Article by Will Sherman published in the Santiago Times last year, lost by their CMS, which is fine, because I think it's better re-published here.
















6 Comments:
I enjoyed that article - particularly because I've watched "Deserted Memory" a few times ... everyone loves it. Compliments to Niles and you.
On another happy note (for Chileans, anyway) - Chile kicked Canada's ass today - July 1, our National holiday - in the FIFA World Cup tournement!
They wouldn't let us wear skates and smoked us 3-0. Is that any way to treat the host country on Canada Day?
Oooh.. might wanna put your friends' citizenship requests on ice for a week or so ;-)

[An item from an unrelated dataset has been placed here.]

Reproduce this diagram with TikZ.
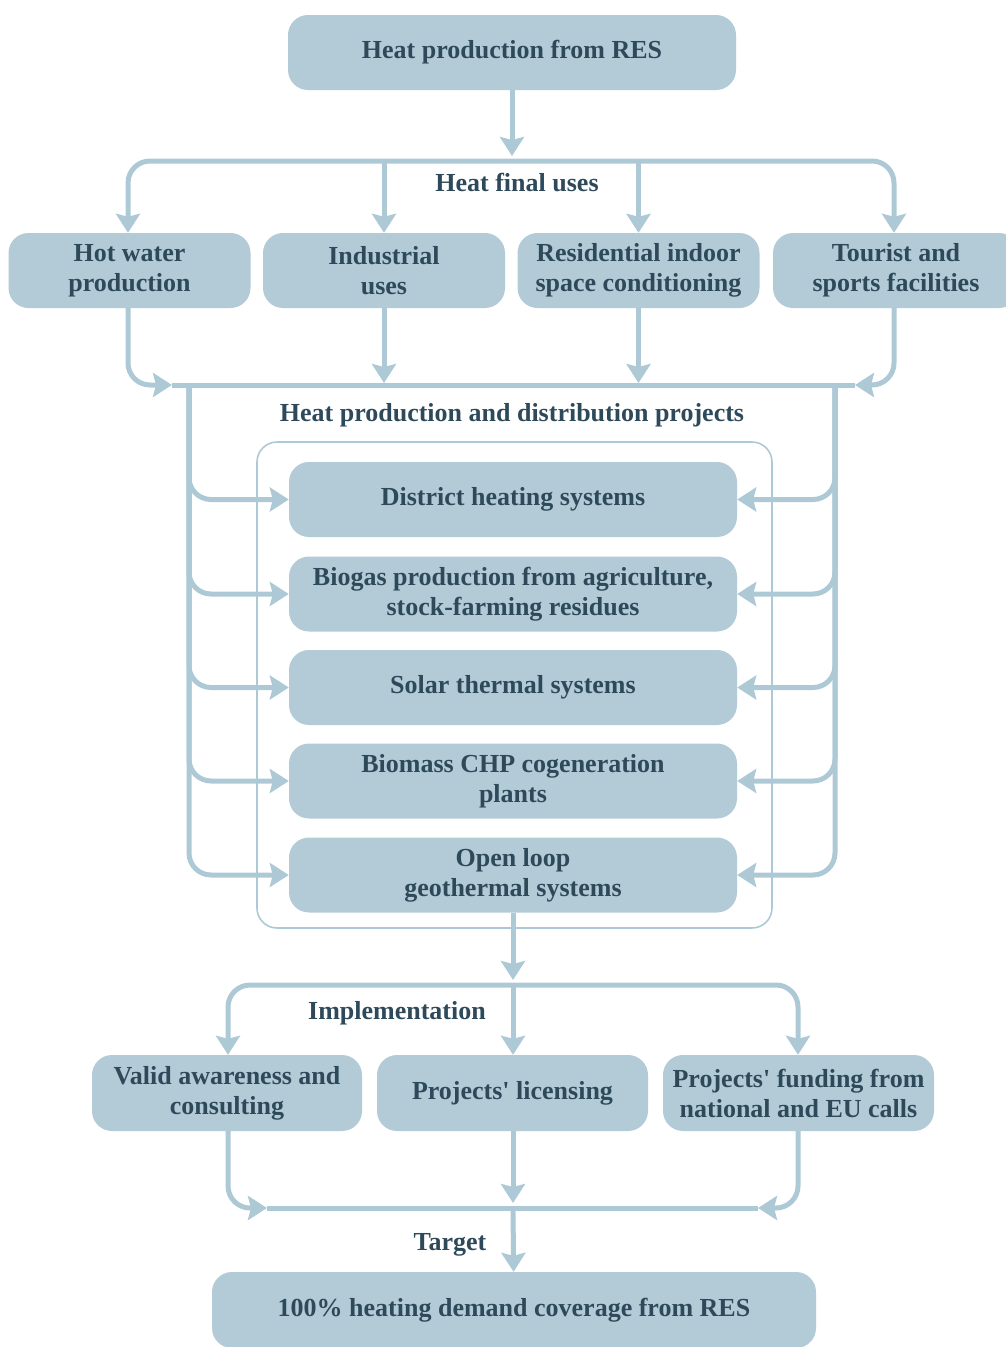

I appreciate your kind words about Deserted Memory - thanks so much for showing it to people, Tom! I'll prolly email you in a little bit about some good developments.
Si puedes busca el documental Don Roberto Skugga, en www.svt.es. Tal vez aún esté on line.
Habla sobre Don Roberto Zaldívar, quien vivió allí como niño, luego como prisionero político y finalmente, durante la vuelta a la democracia como cuidador y único habitante de Chacabuco.
En español el documental se llama "La Sombra de Don Roberto".
El documental fue exhibido en la TV sueca, mas no en nuestra televisión. Nos vuesta hablar de nuestras sombras y nuestra memoria,
Si, en la película Memoria Desierta (de que trata esta entrada), se entrevista con Roberto Saldívar en su casa en Antofagasta. Ahora tiene Alzheimers, después de 15 años de intento de preservar y restaurar la memoria de lo que era Chacabuco en 1973-74.
Le habían entrevistado muchos medios europeos, pero encontramos pocos reportajes chilenos sobre el tema del campo de concentración. Bien, su pasado como salitrera está reconocido, pero parece menos cómodo hablar del pasado más reciénte.
Ahora, un hombre que se llama Pedro Barreda, está viviendo allá sólo. El sale en la película también.
If you have a chance, check out my friend Mark Eisner's Neruda project at www.redpoppy.net . He's doing a lot of interesting work with outreach related to Neruda's humanitarian work as well as a book and a film that needs support within the Neruda community.
We are very much indebted to Mark Eisner for his support of the Chacabuco project, he helped us reach out with fund raising and got the film screened in San Francisco. Thanks for mentioning that, I'll email him to see if there's anything I can do.